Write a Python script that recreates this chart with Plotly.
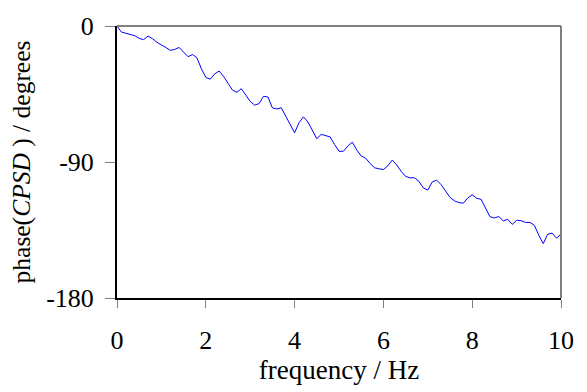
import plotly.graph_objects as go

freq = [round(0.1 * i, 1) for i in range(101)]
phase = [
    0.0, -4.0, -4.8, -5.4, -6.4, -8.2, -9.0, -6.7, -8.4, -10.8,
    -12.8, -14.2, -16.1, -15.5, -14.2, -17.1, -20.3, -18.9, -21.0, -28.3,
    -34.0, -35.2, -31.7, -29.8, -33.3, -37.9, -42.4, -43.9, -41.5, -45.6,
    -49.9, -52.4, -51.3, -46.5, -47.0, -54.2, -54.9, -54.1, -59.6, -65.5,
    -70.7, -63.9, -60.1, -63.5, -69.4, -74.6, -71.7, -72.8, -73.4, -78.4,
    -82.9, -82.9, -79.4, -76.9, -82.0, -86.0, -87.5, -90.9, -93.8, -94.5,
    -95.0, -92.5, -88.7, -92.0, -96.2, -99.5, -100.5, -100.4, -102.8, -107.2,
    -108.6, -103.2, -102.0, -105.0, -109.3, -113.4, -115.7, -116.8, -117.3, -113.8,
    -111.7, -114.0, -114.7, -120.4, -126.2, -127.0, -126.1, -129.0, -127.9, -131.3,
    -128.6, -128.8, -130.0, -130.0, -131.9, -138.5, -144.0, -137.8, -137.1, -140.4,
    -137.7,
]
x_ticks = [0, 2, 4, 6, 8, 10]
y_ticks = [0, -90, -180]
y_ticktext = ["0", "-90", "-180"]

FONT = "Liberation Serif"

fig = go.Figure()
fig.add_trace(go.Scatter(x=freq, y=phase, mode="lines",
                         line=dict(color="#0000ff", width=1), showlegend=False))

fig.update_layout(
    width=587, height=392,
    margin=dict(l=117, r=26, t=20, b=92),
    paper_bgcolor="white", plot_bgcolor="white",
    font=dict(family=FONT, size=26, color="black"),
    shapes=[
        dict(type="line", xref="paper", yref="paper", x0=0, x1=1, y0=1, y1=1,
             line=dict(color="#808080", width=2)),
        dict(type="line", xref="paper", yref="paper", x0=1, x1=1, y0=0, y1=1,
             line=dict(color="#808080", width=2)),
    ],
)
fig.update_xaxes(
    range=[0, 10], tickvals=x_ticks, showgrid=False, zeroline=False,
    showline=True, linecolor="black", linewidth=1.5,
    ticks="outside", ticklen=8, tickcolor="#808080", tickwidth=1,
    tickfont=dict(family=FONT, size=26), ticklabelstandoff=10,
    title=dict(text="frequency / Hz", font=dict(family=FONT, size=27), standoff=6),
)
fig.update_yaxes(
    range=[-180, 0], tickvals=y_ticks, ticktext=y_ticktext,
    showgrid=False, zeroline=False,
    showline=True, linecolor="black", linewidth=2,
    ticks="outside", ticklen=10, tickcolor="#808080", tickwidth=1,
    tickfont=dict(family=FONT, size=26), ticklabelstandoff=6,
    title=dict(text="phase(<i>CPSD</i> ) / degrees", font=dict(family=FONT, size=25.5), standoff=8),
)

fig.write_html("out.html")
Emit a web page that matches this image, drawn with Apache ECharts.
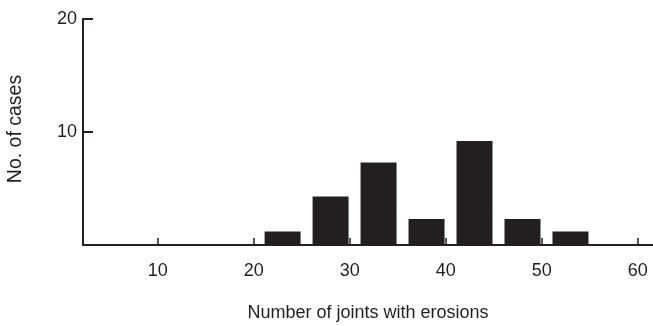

▸ **EXERCISE OBJECTIVE**:
Only a number is wanted: how many lines of the material above hold "that"?

▸ **OUTPUT**:
2